The plan was to give ourselves six weeks to ship something real. Not an MVP with feature flags and “coming soon” placeholders — something that could take a real order, pick a carrier, generate a label, and notify the customer, all without a human touching it.
We hit that deadline. Here’s how.
The boring architecture won
My first instinct was to reach for the fancy stack. Event-sourced, CQRS, Kafka, the whole thing. I sketched it out on a whiteboard for about forty minutes before Sam quietly pointed out that we had six weeks, three engineers, and no existing infrastructure.
We threw the whiteboard diagram in the bin and went with:
- Laravel 11 for the HTTP layer and queue workers
- Postgres 16 for everything stateful — orders, events, idempotency keys, audit log
- Redis for queues and rate limiting
- A single state machine per order
No Kafka. No Elasticsearch. No microservices. One Postgres database we can EXPLAIN ANALYZE our way out of any bottleneck. One deploy target. One place to look when something breaks.
It turns out most of the hard problems in e-commerce automation aren’t distributed systems problems. They’re sequencing problems. Did we already create an AWB for this order? Did we already send the customer the “shipped” WhatsApp? A state machine and a few well-placed unique constraints get you most of the way there.
The state machine
Each order moves through a fixed set of states:
received → validated → assigned → labelled → dispatched → delivered
Each transition is a database row. We never update state in place — we insert an event and a trigger updates a materialised orders_current row. That gives us three things for free:
- Audit log — every state change is a permanent record with the user, the reason, the inputs
- Idempotency — replay a webhook, re-run a worker, nothing duplicates
- Debuggability — “why did this order fail?” is a
SELECT * FROM order_events WHERE order_id = ? ORDER BY idaway
The event table is the only write target. Everything else is a read model. That’s the entire design.
The three dead-ends
Not everything worked on the first try.
Dead-end #1: trying to be carrier-agnostic from day one. We started with an elaborate CarrierInterface and sub-classes for Delhivery, Shiprocket, and BlueDart. Two weeks in we realised we didn’t actually know what the shared interface should look like — each API had wildly different pickup mechanics, different label formats, different failure modes. We ripped it out, wrote Delhivery directly, and only pulled out the interface after Shiprocket was working end-to-end. Generalising before you have two concrete cases almost always produces the wrong abstraction.

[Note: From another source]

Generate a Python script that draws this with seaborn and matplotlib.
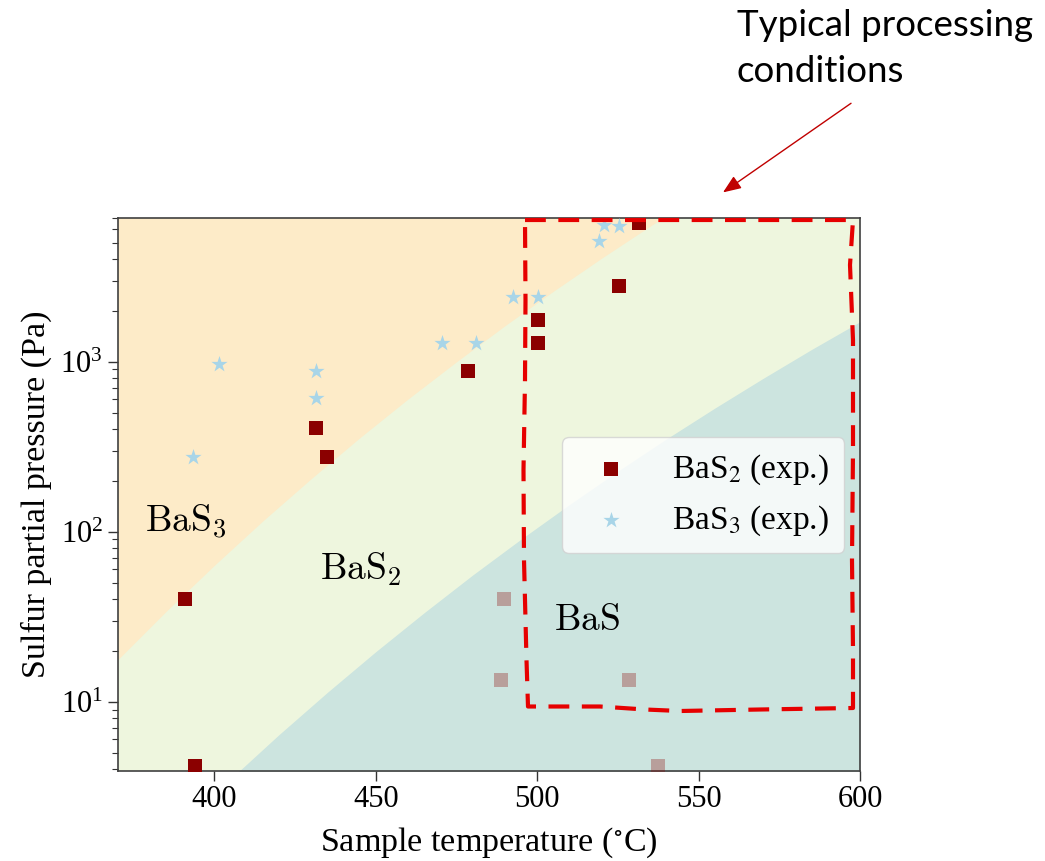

Dead-end #2: WhatsApp Business templates. Meta’s template approval is a business-hours activity run by humans with opinions. We lost three days waiting on approvals for message variants we didn’t end up using. The fix: draft every template you think you’ll need in week one, submit them in parallel, and cache approval status in the database so you can fail fast on pre-flight checks rather than at send time.
Dead-end #3: assuming the carrier APIs were reliable. They are not. We now treat every carrier call as a transient failure by default — exponential backoff, a circuit breaker per carrier, and a dead-letter queue that a human reviews every morning. About 1.8% of label requests fail on the first try. Almost all of them succeed on the second.
What we’d do differently
Two things, looking back:
- Write the retry policy before the happy path. Every external integration needs a retry strategy. If you bolt it on later, you’ll end up with five slightly different retry loops and no coherent story for idempotency.
- Test with real data from day one. Our fixtures were too clean. Real merchant data has emoji in addresses, phone numbers with spaces, pincode typos, and dates in seven different formats. We lost a weekend to “it works on staging” because staging didn’t know what the real world looked like.
Six weeks in, AutoCom processed its first 47 real orders for a pilot customer in Kochi. The state machine has held up. The boring database has held up. The Laravel monolith has held up.
Sometimes the best architecture is the one you already know how to operate at 3 AM.